Alma Soderbreg  (Sweden)  Cosas

The Guerilla Dance Project  Laura Kriefman  Not Looking for Anyone

Avatara Ayuso Dance company       Pidgin

 

A good night, marked by intelligence and surprise, kicked off with the first of this year's six Aerowaves selections. Cosas is a sound-and-motion collage by Swedish soloist Alma Soderberg, a strapping blonde with a confidence equal to her glowing good looks. Shuffling effortlessly between song and speech, this multi-lingual vocal artist came across like a one-person Stomp minus the props. Operating with engaging mastery on shuffle mode, she switched in an instant between tongue clicks, squeaks or beatbox and scratch effects supplemented by gestural or full-bodied mime. Potential irritations - an ear-splitting scream, a protracted cover of Fred Astaire's Cheek to Cheek - were ultimately overcome by her winning ways. The audience's enthusiastic response was a prime indication that Soderberg is something special.

Avatara Ayuso's well-plotted Pidgin was also deservedly well-received. Here two couples in identical black short-shorts and differently coloured sleeveless tops were pitted against each other.  Alejandra Banos and Melanie Lopez were the slightly-built duo in orange and Emily Absalom and Ayuso herself a more Amazonian pair in gun-metal blue. Enacted via a dynamic vocabulary of sometimes strenuously stretched yet undulant gyrations, the quartet's encounters were borderline gladiatorial with perhaps unwitting hints of Sapphic desire. Ayuso's dramatic thrust was their attempts to find a new, shared physical language. The piece could use tightening and trimming, but how invigorating to see a power play between strong women.

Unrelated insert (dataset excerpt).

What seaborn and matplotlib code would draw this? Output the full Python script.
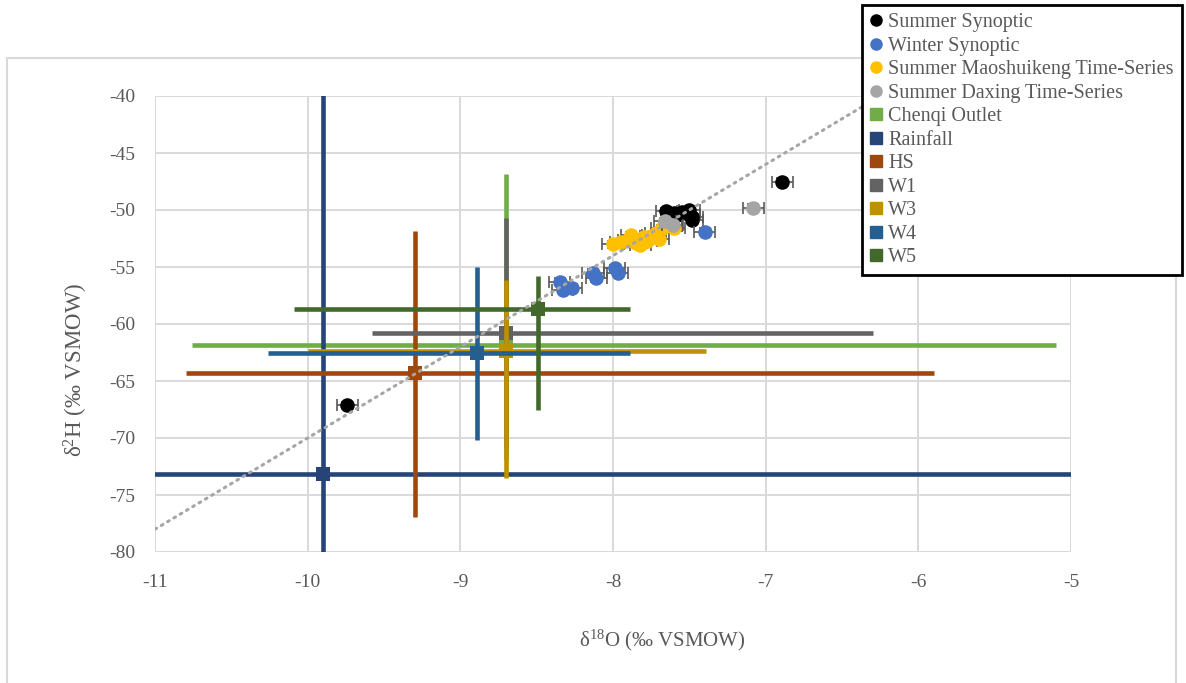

In-between came Guerilla Dance Project in Laura Kriefman's Not Looking for Anyone. The not always original manipulation of a plethora of props - chairs, teacups and saucers, beer bottles, mobiles, shredded newspapers - demonstrated the nascent discipline of a nine-strong cast (all-female save for a token bloke). It also grounded the performers in our possibly isolating times. If the work ultimately succumbed to its deliberately narrow subject matter - how contemporary youth can become strait-jacketed by ennui and joyless, lemming-like banalities - it nevertheless conveyed at least a partial sense of bleak truth.   

Donald Hutera

 

Alma Söderberg is exquisite. Just her stride on to the stage is impressive. Her solo Cosas is a torrent of song, language, stamping feet and verbally punctuated gesture. Sound and movement become one pumping, well driven engine. She is fiery but also incredibly cool. Her jeans and sneakers are cool but also the way that she controls herself, flicking and switching between dynamic states and remixing snippets and lengths of songs-that-we-know, is cool. She is also a bit wild, but nothing is random or lost. She alludes to culture and then tears it apart. Weaving abstracted sounds and images together she sends us into a dancing trance.

Guerilla Dance Project doesn't offer the warfare and sabotage that I secretly hoped for. The dancers are preset on stage. High street dresses and teachers' chairs - it could be an afternoon in a dull student union bar. There is a strange pre-performance, pre-the-real-thing atmosphere. The piece begins but the numbness of the preset remains. There are bodies, cups and scatterings of torn newspaper on stage but nothing that I want to look at (aside from a few interestingly glary-eyed performers pulling ear phones out of their cleavages.) Kriefman is nobly ‘looking for the dances in everyday life' but at present everyday life is more interesting than her choreographed version of it.

Avatâra Ayuso presents Pidgin with conviction. There is attention to detail, chemistry between the dancers and a satisfying embrace of both the awkwardness and precision of the dense, spiky movement. However, obsession with position distracts from the richness of dynamic quality, there is fickleness in the compositional relationships between the dancers and the physical softness tends to become affected by the stylistic habits of the dancers' trained bodies. An engaging performance but in need of an edit and something to define it amidst the sea of hot pants, arched lumbars and pointed feet which floods so much of today's dance scene.